Because Kaur established past persecution, she is entitled to a presumption of a well-founded fear of future persecution. See Ndom v. Ashcroft, 384 F.3d 743, 756 (9th Cir.2004); 8 C.F.R. § 208.16(b)(1)(i). It is not clear from the IJ’s opinion whether she credited Kaur with this presumption. We therefore remand this case for reconsideration of the well-founded fear question. See INS v. Orlando Ventura, 537 U.S. 12, 16, 123 S.Ct. 353, 154 L.Ed.2d 272 (2002). In so doing, we remind the IJ that findings related to a well-founded fear of future persecution can be based neither on blanket speculation — such as the IJ’s conjecture that because Kaur was now married and a mother, Punjabi police would be less likely to harass her — nor on country condition reports alone.
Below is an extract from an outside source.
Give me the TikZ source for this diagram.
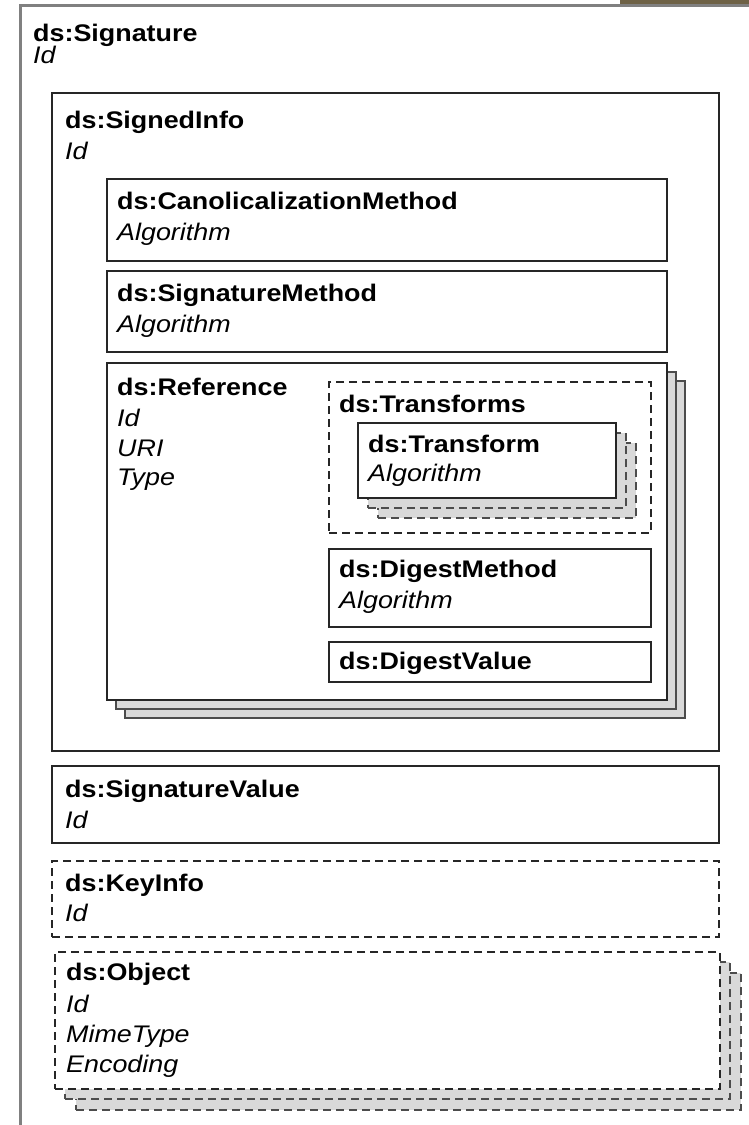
\documentclass[tikz,border=0pt]{standalone}
\usepackage{fontspec}
\setmainfont{Liberation Sans}[FakeStretch=1.12]
\usetikzlibrary{positioning}
\definecolor{tabbrown}{RGB}{110,98,70}
\tikzset{
    % box of one element
    elem/.style={
           rectangle,
           draw=black!85,
           line width=1.5pt,
           fill=white,
           anchor=north west,
           inner sep=0pt,
           outer sep=0pt},
    % optional element
    optelem/.style={
           elem,
           dash pattern=on 8pt off 5pt},
    % copies behind a repeated element
    ghost/.style={
           fill=black!15,
           draw=black!70},
    % element name and attribute names
    tagname/.style={
           anchor=base west,
           inner sep=0pt,
           font=\fontsize{24}{28}\selectfont\bfseries},
    attrname/.style={
           anchor=base west,
           inner sep=0pt,
           font=\fontsize{24}{28}\selectfont\itshape}
}

\begin{document}
\begin{tikzpicture}[x=1pt, y=-1pt]
  \useasboundingbox (0,0) rectangle (749,1125);
  \fill[white] (0,0) rectangle (749,1125);
  \fill[tabbrown] (620,0) rectangle (749,3.5);

  % ds:Signature
  \node[elem, draw=black!50, line width=3pt, minimum width=760pt, minimum height=1140pt] (sig) at (20,5) {};
  \node[tagname] (sigT) at ([shift={(13,36)}]sig.north west) {ds:Signature};
  \node[attrname] (sigId) at ([shift={(0,22)}]sigT.base west) {Id};

  % ds:SignedInfo
  \node[elem, minimum width=667pt, minimum height=658pt] (sinfo) at (52,93) {};
  \node[tagname] (sinfoT) at ([shift={(13,35)}]sinfo.north west) {ds:SignedInfo};
  \node[attrname] (sinfoId) at ([shift={(0,31)}]sinfoT.base west) {Id};

  \node[elem, minimum width=560pt, minimum height=82pt] (canon) at (107,179) {};
  \node[tagname] (canonT) at ([shift={(10,30)}]canon.north west) {ds:CanolicalizationMethod};
  \node[attrname] (canonA) at ([shift={(0,31)}]canonT.base west) {Algorithm};

  \node[elem, minimum width=560pt, minimum height=81pt, below right=10pt and 0pt of canon.south west] (sigm) {};
  \node[tagname] (sigmT) at ([shift={(10,30)}]sigm.north west) {ds:SignatureMethod};
  \node[attrname] (sigmA) at ([shift={(0,31)}]sigmT.base west) {Algorithm};

  % ds:Reference with its copies
  \foreach \d in {18,9}
    \node[elem, ghost, minimum width=560pt, minimum height=337pt] (refcopy\d) at (107+\d,363+\d) {};
  \node[elem, minimum width=560pt, minimum height=337pt] (ref) at (107,363) {};
  \node[tagname] (refT) at ([shift={(10,32)}]ref.north west) {ds:Reference};
  \node[attrname] (refId) at ([shift={(0,31)}]refT.base west) {Id};
  \node[attrname] (refUri) at ([shift={(0,30)}]refId.base west) {URI};
  \node[attrname] (refType) at ([shift={(0,29)}]refUri.base west) {Type};

  \node[optelem, minimum width=322pt, minimum height=151pt] (trfs) at (329,382) {};
  \node[tagname] (trfsT) at ([shift={(10,30)}]trfs.north west) {ds:Transforms};

  \foreach \d in {20,10}
    \node[optelem, ghost, minimum width=258pt, minimum height=75pt] (trfcopy\d) at (358+\d,423+\d) {};
  \node[elem, minimum width=258pt, minimum height=75pt] (trf) at (358,423) {};
  \node[tagname] (trfT) at ([shift={(10,29)}]trf.north west) {ds:Transform};
  \node[attrname] (trfA) at ([shift={(0,29)}]trfT.base west) {Algorithm};

  \node[elem, minimum width=322pt, minimum height=78pt, below right=16pt and 0pt of trfs.south west] (dmeth) {};
  \node[tagname] (dmethT) at ([shift={(10,28)}]dmeth.north west) {ds:DigestMethod};
  \node[attrname] (dmethA) at ([shift={(0,31)}]dmethT.base west) {Algorithm};

  \node[elem, minimum width=322pt, minimum height=40pt, below right=15pt and 0pt of dmeth.south west] (dval) {};
  \node[tagname] (dvalT) at ([shift={(10,27)}]dval.north west) {ds:DigestValue};

  % ds:SignatureValue
  \node[elem, minimum width=667pt, minimum height=77pt] (sval) at (52,766) {};
  \node[tagname] (svalT) at ([shift={(13,31)}]sval.north west) {ds:SignatureValue};
  \node[attrname] (svalId) at ([shift={(0,31)}]svalT.base west) {Id};

  % ds:KeyInfo
  \node[optelem, minimum width=667pt, minimum height=76pt, below right=18pt and 0pt of sval.south west] (kinfo) {};
  \node[tagname] (kinfoT) at ([shift={(13,30)}]kinfo.north west) {ds:KeyInfo};
  \node[attrname] (kinfoId) at ([shift={(0,30)}]kinfoT.base west) {Id};

  % ds:Object with its copies
  \foreach \d in {21,10}
    \node[optelem, ghost, minimum width=665pt, minimum height=137pt] (objcopy\d) at (55+\d,952+\d) {};
  \node[optelem, minimum width=665pt, minimum height=137pt] (obj) at (55,952) {};
  \node[tagname] (objT) at ([shift={(11,28)}]obj.north west) {ds:Object};
  \node[attrname] (objId) at ([shift={(0,32)}]objT.base west) {Id};
  \node[attrname] (objMime) at ([shift={(0,30)}]objId.base west) {MimeType};
  \node[attrname] (objEnc) at ([shift={(0,30)}]objMime.base west) {Encoding};
\end{tikzpicture}
\end{document}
See Popova v. INS, 273 F.3d 1251, 1259 (9th Cir.2001) (holding that the government must introduce “individualized” evidence to rebut an applicant’s grounds for a well-founded fear of future persecution, and cannot rely on “[ijnformation about general changes in the country” alone).
PETITION GRANTED; REMANDED.
This disposition is not appropriate for publication and is not precedent except as provided by 9th Cir. R. 36-3.
. The IJ's opinion never discusses Kaur's other stated asylum claim — that she was persecuted on account of her Sikh faith.